Apesar da sua curta vida, Henry produziu importantes obras poéticas e tinha tudo para vir a tornar-se numa das principais lendas literárias da Índia. Influenciado pela poesia romântica, sobretudo o orientalismo de Byron e de Southey, Derozio é considerado “o primeiro poeta da Índia moderna” e a sua obra “um marco patriótico”, em particular as odes “To India – My Native Land” e “The Fakeer of Jungheera”. A respeito desta última, Edward Thomas – estudioso da obra de Derozio – escreveu, em meados do século XIX, o seguinte: “Hoje, em Bhaugulpor, ninguém o conhece (…) Frequentemente visitava uma tia casada, e ali, sentado junto ao rio, o então menino Derozio, viu um faquir”, a sua primeira motivação inspiracional.
Uma placa de mármore na parede da guarita do porteiro junto ao portão principal de uma casa antiga numa das ruas mais movimentadas de Calcutá informa, em Bengali, que ali morou Derozio, “o maior dos professores, pioneiro do racionalismo e incansável lutador contra a prática da queima de viúvas”. Não há, porém, qualquer menção à sua faceta de trovador… Na verdade, muitos dos poemas deste indo-anglo-português foram escritos na sequência (ou como complemento) de acaloradas intervenções públicas.
Atenta análise àquilo que escreveu revela-nos muito do que se ia passando na Índia do início do século XIX; ademais, o estilo de alguns desses poemas, dos mais notáveis, escritos um ano antes da sua morte, remete-nos para os haikus japoneses; isto, cem anos antes do controverso norte-americano Ezra Pound aplicar semelhante receita na Inglaterra modernista. “Beleza”, “Luto”, “Medos”, “Voz suave”, “Semblante inteligente”… Cinco poemas, breves, na forma e conteúdo. Eis uma definição de beleza: “Os olhos dela / Nadam na luz do seu próprio intelecto / E adquirem o brilho dos seus pensamentos sem pecado”. “Harpa da Índia”, um dos poemas mais emblemáticos de Derozio é, à primeira vista, uma qualquer ode com catorze linhas, embora o uso dos termos “harpa” e “Índia” nos leve a querer aprofundar o seu conteúdo. Como sabemos, a harpa é um instrumento musical bastante comum na Irlanda, pelo menos de há dois ou três séculos a esta parte; falta saber o que fazia ela num país colonizado como a Índia… Talvez a origem indo-portuguesa de Derozio nos possa ajudar a encontrar uma resposta.
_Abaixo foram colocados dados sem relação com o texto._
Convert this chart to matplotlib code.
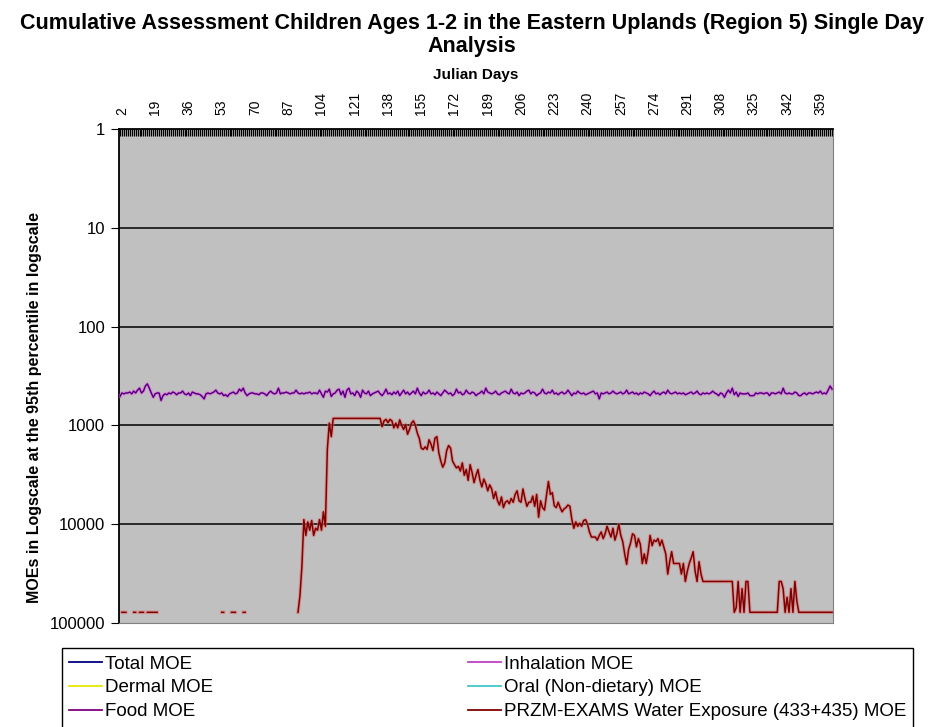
import matplotlib.pyplot as plt
import numpy as np
from matplotlib.ticker import FixedLocator, NullLocator

N = None

# julian days 1..365
days = list(range(1, 366))

# Food MOE (Total MOE sits on top of it on the chart)
food_moe = [
    510, 470, 480, 470, 470, 460, 480, 450, 470, 440, 420, 470, 450, 400, 380, 420, 470, 520, 480, 470,
    470, 560, 500, 480, 490, 470, 480, 460, 470, 490, 470, 470, 450, 480, 490, 470, 500, 460, 470, 480,
    480, 490, 510, 540, 480, 470, 480, 470, 460, 440, 470, 480, 470, 500, 490, 510, 480, 470, 460, 480,
    470, 430, 450, 420, 470, 500, 480, 470, 470, 480, 480, 490, 470, 470, 480, 500, 470, 450, 470, 480,
    470, 420, 480, 470, 470, 460, 470, 480, 470, 470, 440, 470, 480, 470, 480, 470, 470, 460, 480, 470,
    470, 480, 440, 480, 520, 450, 460, 430, 510, 480, 470, 440, 430, 490, 450, 520, 440, 420, 480, 470,
    500, 450, 470, 520, 440, 470, 480, 450, 500, 480, 470, 460, 450, 480, 500, 470, 430, 480, 470, 490,
    460, 480, 450, 500, 470, 440, 480, 460, 490, 470, 450, 480, 420, 470, 500, 460, 480, 470, 440, 480,
    470, 490, 460, 480, 500, 470, 440, 460, 480, 470, 500, 480, 430, 470, 460, 490, 480, 440, 470, 480,
    460, 470, 500, 480, 470, 450, 480, 420, 460, 470, 480, 470, 450, 480, 490, 470, 460, 450, 470, 480,
    430, 470, 480, 460, 500, 470, 480, 470, 450, 440, 480, 460, 470, 500, 480, 470, 430, 470, 480, 460,
    470, 440, 480, 470, 490, 470, 460, 480, 470, 440, 470, 500, 470, 480, 450, 470, 480, 470, 490, 480,
    470, 460, 450, 480, 470, 540, 470, 480, 470, 460, 480, 470, 450, 470, 480, 470, 460, 480, 470, 440,
    480, 470, 460, 480, 470, 490, 470, 480, 460, 470, 480, 500, 470, 450, 480, 470, 490, 470, 460, 480,
    440, 470, 480, 470, 460, 480, 470, 480, 470, 490, 480, 470, 460, 480, 470, 450, 480, 490, 470, 480,
    470, 480, 470, 450, 470, 480, 500, 470, 480, 520, 470, 440, 470, 420, 490, 460, 510, 470, 480, 480,
    480, 470, 500, 500, 500, 470, 480, 470, 470, 480, 470, 470, 500, 470, 470, 480, 470, 460, 480, 420,
    470, 480, 470, 480, 480, 460, 470, 500, 500, 480, 470, 490, 470, 470, 480, 470, 460, 470, 450, 480,
    470, 480, 440, 400, 430,
]
total_moe = food_moe        # drawn on the same path
inhalation_moe = food_moe   # pink edge around the purple path
dermal_moe = []             # not visible on the chart
oral_moe = []               # not visible on the chart

# PRZM-EXAMS water exposure MOE (None = off scale / no point)
water_moe = [
    N, 78000, 78000, 78000, N, N, N, 78000, 78000, N,
    78000, 78000, 78000, N, 78000, 78000, 78000, 78000, 78000, 78000,
    N, N, N, N, N, N, N, N, N, N,
    N, N, N, N, N, N, N, N, N, N,
    N, N, N, N, N, N, N, N, N, N,
    N, N, 78000, 78000, N, N, N, 78000, 78000, 78000,
    N, N, N, 78000, 78000, N, N, N, N, N,
    N, N, N, N, N, N, N, N, N, N,
    N, N, N, N, N, N, N, N, N, N,
    N, 78000, 53000, 26600, 9000, 13000, 9500, 11500, 9200, 13000,
    11000, 11500, 9000, 11500, 7500, 10500, 1750, 950, 1300, 850,
    850, 850, 850, 850, 850, 850, 850, 850, 850, 850,
    850, 850, 850, 850, 850, 850, 850, 850, 850, 850,
    850, 850, 850, 850, 1030, 900, 870, 940, 870, 900,
    1060, 950, 1060, 880, 1000, 1100, 980, 1230, 1100, 950,
    900, 1000, 1200, 1350, 1700, 1750, 1650, 1750, 1400, 1550,
    1800, 1350, 1300, 1900, 2300, 2650, 2400, 1800, 1600, 1700,
    2300, 2500, 2700, 2600, 2900, 2400, 3200, 2800, 3600, 2500,
    3000, 3800, 3200, 2800, 3600, 4200, 3500, 3900, 4600, 4000,
    4400, 5500, 4700, 5800, 6400, 5300, 6800, 6000, 5800, 6200,
    5500, 6000, 5000, 4600, 5800, 6000, 4400, 5500, 6600, 6000,
    6000, 5200, 6600, 5000, 8500, 5800, 6800, 7200, 5200, 3700,
    5000, 4800, 6500, 6800, 6000, 6800, 7500, 7000, 6800, 6400,
    6600, 9000, 11000, 9500, 10500, 9800, 10500, 9200, 9000, 10000,
    12000, 13500, 13500, 13500, 14500, 13000, 12000, 14000, 12500, 10500,
    12000, 13500, 11000, 14500, 12500, 10000, 13000, 15000, 20000, 25500,
    18000, 15500, 12500, 13000, 17000, 14000, 16000, 25000, 20000, 25000,
    19000, 13000, 16500, 14500, 15000, 14000, 16500, 14500, 17000, 20000,
    32000, 24000, 19000, 25000, 25000, 25000, 25000, 32000, 25000, 38000,
    30000, 25000, 22000, 19000, 30000, 38000, 24000, 32000, 38000, 38000,
    38000, 38000, 38000, 38000, 38000, 38000, 38000, 38000, 38000, 38000,
    38000, 38000, 38000, 38000, 78000, 70000, 38000, 78000, 45000, 78000,
    38000, 38000, 78000, 78000, 78000, 78000, 78000, 78000, 78000, 78000,
    78000, 78000, 78000, 78000, 78000, 78000, 78000, 38000, 38000, 45000,
    78000, 55000, 78000, 45000, 78000, 38000, 60000, 78000, 78000, 78000,
    78000, 78000, 78000, 78000, 78000, 78000, 78000, 78000, 78000, 78000,
    78000, 78000, 78000, 78000, 78000,
]

x_labels = list(range(2, 366, 17))
y_ticks = [1, 10, 100, 1000, 10000, 100000]

plt.rcParams['font.family'] = ['Liberation Sans', 'DejaVu Sans']

fig = plt.figure(figsize=(9.34, 7.27), dpi=100)
ax = fig.add_axes([0.1274, 0.1431, 0.7645, 0.6795])
ax.set_facecolor('#c0c0c0')

# halos first, then the real lines
ax.plot(days, inhalation_moe, color='#e060e0', lw=2.4, alpha=0.6, label='Inhalation MOE', zorder=3)
ax.plot(days, food_moe, color='#800080', lw=1.0, label='Food MOE', zorder=4)
ax.plot(days, total_moe, color='#000080', lw=0.6, alpha=0.5, label='Total MOE', zorder=5)
ax.plot(days[:len(dermal_moe)], dermal_moe, color='#ffff00', label='Dermal MOE')
ax.plot(days[:len(oral_moe)], oral_moe, color='#00ffff', label='Oral (Non-dietary) MOE')
water = np.array(water_moe, dtype=float)
ax.plot(days, water, color='#e07070', lw=2.6, alpha=0.55, zorder=3)
ax.plot(days, water, color='#800000', lw=1.1, label='PRZM-EXAMS Water Exposure (433+435) MOE', zorder=4)

ax.set_yscale('log')
ax.set_ylim(1, 100000)
ax.invert_yaxis()
ax.yaxis.set_major_locator(FixedLocator(y_ticks))
ax.yaxis.set_minor_locator(NullLocator())
ax.set_yticklabels([str(v) for v in y_ticks])
for v in y_ticks[1:-1]:
    ax.axhline(v, color='black', lw=1.1, zorder=2)

ax.set_xlim(0.5, 365.5)
ax.xaxis.tick_top()
ax.xaxis.set_label_position('top')
ax.set_xticks(x_labels)
ax.set_xticklabels([str(v) for v in x_labels], rotation=90, fontsize=10)
ax.xaxis.set_minor_locator(FixedLocator(days))
ax.tick_params(axis='x', which='both', direction='in', length=5, width=0.9, pad=10)
ax.tick_params(axis='y', direction='out', length=6, labelsize=12, pad=4)

for s in ['left', 'top']:
    ax.spines[s].set_color('black')
    ax.spines[s].set_linewidth(1.3)
for s in ['right', 'bottom']:
    ax.spines[s].set_color('#808080')

ax.set_xlabel('Julian Days', fontsize=11, fontweight='bold', labelpad=9)
ax.set_ylabel('MOEs in Logscale at the 95th percentile in logscale', fontsize=11.5,
              fontweight='bold')
ax.yaxis.set_label_coords(-0.108, 0.437)

fig.text(0.505, 1 - 13 / 727,
         'Cumulative Assessment Children Ages 1-2 in the Eastern Uplands (Region 5) Single Day\nAnalysis',
         ha='center', va='top', fontsize=15.5, fontweight='bold', linespacing=1.15)

# legend: column-wise order gives Total/Dermal/Food | Inhalation/Oral/PRZM
lines = {l.get_label(): l for l in ax.get_lines()}
order = ['Total MOE', 'Dermal MOE', 'Food MOE',
         'Inhalation MOE', 'Oral (Non-dietary) MOE', 'PRZM-EXAMS Water Exposure (433+435) MOE']
leg = fig.legend([lines[k] for k in order], order, ncol=2, loc='upper left',
                 bbox_to_anchor=(0.066, 0.0, 0.912, 1 - 648 / 727), mode='expand',
                 borderaxespad=0, fontsize=13.5, handlelength=1.75, handletextpad=0.15,
                 labelspacing=0.36, borderpad=0.4, columnspacing=1.0,
                 fancybox=False, framealpha=1, edgecolor='black')
leg.get_frame().set_linewidth(1.0)
for h in leg.get_lines():
    h.set_linewidth(1.3)
    h.set_alpha(1)
lc = {'Inhalation MOE': '#c040c0', 'Oral (Non-dietary) MOE': '#40c8c8', 'Dermal MOE': '#e8e800'}
for h, t in zip(leg.get_lines(), leg.get_texts()):
    if t.get_text() in lc:
        h.set_color(lc[t.get_text()])

fig.savefig('out.png', dpi=100)
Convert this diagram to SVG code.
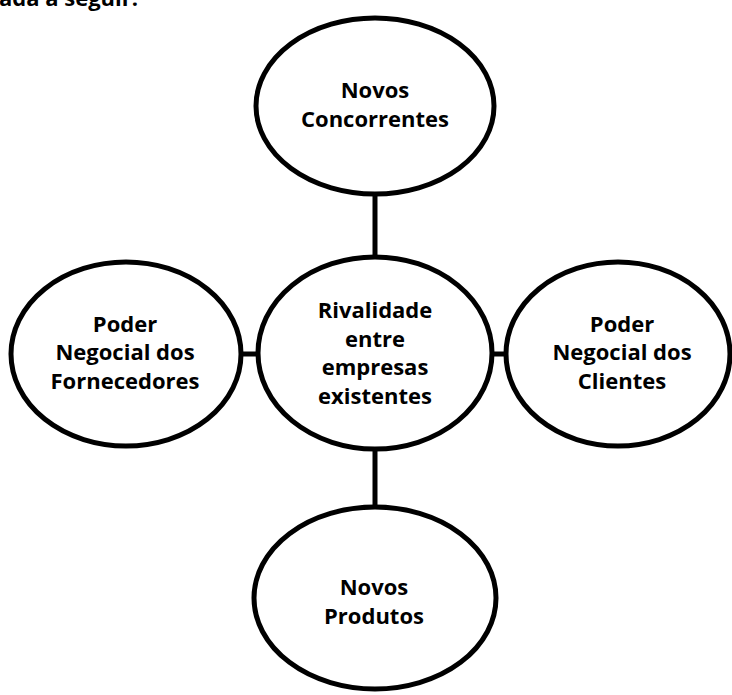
<svg xmlns="http://www.w3.org/2000/svg" width="732" height="695" viewBox="0 0 732 695">
<style>
.node{fill:#fff;stroke:#000;stroke-width:5}
.conn{stroke:#000;stroke-width:5;fill:none}
.t{font-family:"Open Sans","Liberation Sans",sans-serif;font-weight:bold;font-size:22px;fill:#000;text-anchor:middle}
</style>
<rect width="732" height="695" fill="#fff"/>
<text x="-1" y="6" class="t" style="text-anchor:start">ada a seguir:</text>
<g id="connectors">
<line class="conn" x1="375" y1="194" x2="375" y2="258"/>
<line class="conn" x1="375" y1="449" x2="375" y2="507"/>
<line class="conn" x1="241" y1="354" x2="258" y2="354"/>
<line class="conn" x1="491" y1="354" x2="506" y2="354"/>
</g>
<g id="novos-concorrentes">
<ellipse class="node" cx="375" cy="106" rx="119" ry="88"/>
<text class="t" x="375" y="98">Novos</text>
<text class="t" x="375" y="127">Concorrentes</text>
</g>
<g id="rivalidade">
<ellipse class="node" cx="375" cy="353" rx="117" ry="96"/>
<text class="t" x="375" y="318">Rivalidade</text>
<text class="t" x="375" y="347">entre</text>
<text class="t" x="375" y="375">empresas</text>
<text class="t" x="375" y="404">existentes</text>
</g>
<g id="fornecedores">
<ellipse class="node" cx="126" cy="354" rx="115" ry="92"/>
<text class="t" x="125" y="332">Poder</text>
<text class="t" x="125" y="360">Negocial dos</text>
<text class="t" x="125" y="389">Fornecedores</text>
</g>
<g id="clientes">
<ellipse class="node" cx="618" cy="354" rx="112" ry="92"/>
<text class="t" x="622" y="332">Poder</text>
<text class="t" x="622" y="360">Negocial dos</text>
<text class="t" x="622" y="389">Clientes</text>
</g>
<g id="novos-produtos">
<ellipse class="node" cx="375" cy="598" rx="121" ry="91"/>
<text class="t" x="374" y="595">Novos</text>
<text class="t" x="374" y="624">Produtos</text>
</g>
</svg>
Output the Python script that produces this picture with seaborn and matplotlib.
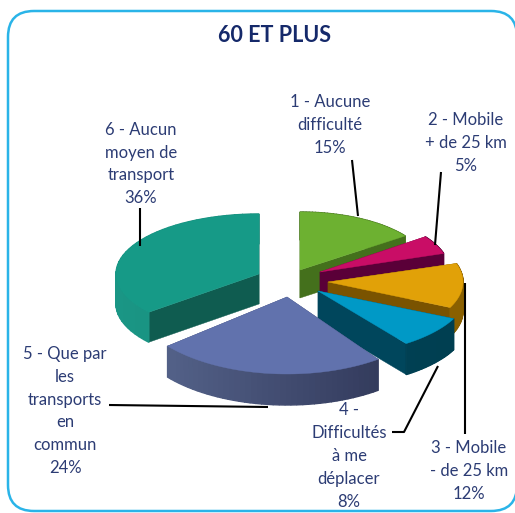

A referência à “Índia” poderá indicar que Henry não só a encarava como seu país de origem, mas também se preocupava com o estado em que se encontrava sob o domínio colonial, na esperança de que a música tradicional fosse reabilitada e com ela a dignidade e glória de outrora. Lembre-se que a harpa foi um dos primeiros instrumentos musicais do povo tâmil (cerca de duzentos anos antes de Cristo), como o documenta a literatura desse povo. A presença da harpa nas manifestações culturais da região de Bengala está patente em inúmeros baixos relevos de templos datados de antes de 500 depois de Cristo, embora não se saiba se Derozio tinha conhecimento de tal realidade. Seguindo esta linha de pensamento, podemos deduzir que ele recorreu ao poema “Harpa da Índia” para retratar o rico e variado leque de culturas e tradições da Índia, ambas debaixo do jugo do raj britânico. Este legítimo sentir parece transparecer no verso “tua música era doce /quem a ouve agora?”. Na verdade, o sistema colonial amordaçava toda a herança nativa, da qual a música era parte integrante. Outras especulações se poderão fazer quanto à escolha desse elemento metafórico em detrimento de qualquer outro, mas não passarão disso mesmo. Por exemplo: a harpa era instrumento musical de monta no país de origem do pai de Derozio, ou seja, Portugal, pois usavam-nos os presbíteros nas igrejas e cerimónias religiosas e leigos vários nas demonstrações de oratória e até nas festas populares, como o demonstra o exemplar exibido num museu de Lisboa semelhante a um folk harp tirolês, “instrumento simples e agradável com rosetas finas na mesa de som”, datado do século XVIII. Era então popular, desde o século XVI, a harpa inventada por Juan López de Toledo, numa época em que o harpista era simultaneamente organista… Ainda hoje esse instrumento é tocado na América Latina (sobretudo no Paraguai), onde foi introduzido no século XVI por jesuítas portugueses e espanhóis.
Tendo em conta a origem lusitana de Henry Derozio, é bem possível que a metáfora “harpa” represente um regresso às suas raízes. Durante a disseminação do Islamismo, ao longo do século VIII, a harpa viajou do Norte de África até à Península Ibérica e daí se espalhou por toda a Europa. Por volta de 1720, Celestin Hochbrücker acrescentou-lhe pedais, um desenvolvimento muito importante para este instrumento que viria ainda a ser mais aperfeiçoado pelo francês Érard em 1810. A intensidade do sentimento expresso em “The Harp of India” e a firme convicção do poeta de que a sua Índia um dia recuperaria a glória passada, deixam os leitores em dúvida se subsistiria no poeta Henry Louis Vivian Derozio algum vestígio de lusitanidade além do seu apelido… Nessa época, os britânicos não só tinham colonizado fisicamente a Índia, como tinham neutralizado as capacidades mentais dos nativos, algemando o seu pensamento e a sua arte. Esta situação é adequadamente retratada por Derozio na seguinte linha de abertura, pois muitas das vezes as perguntas eram pensadas, mas nunca expressadas, devido ao medo: “Why hang’st thou lonely on yon withered bough?” (“Por que permaneces sozinho no galho seco?”). Numa única linha temos retratada a psique do indígena, física e mentalmente dominado pelo colono da Velha Albion.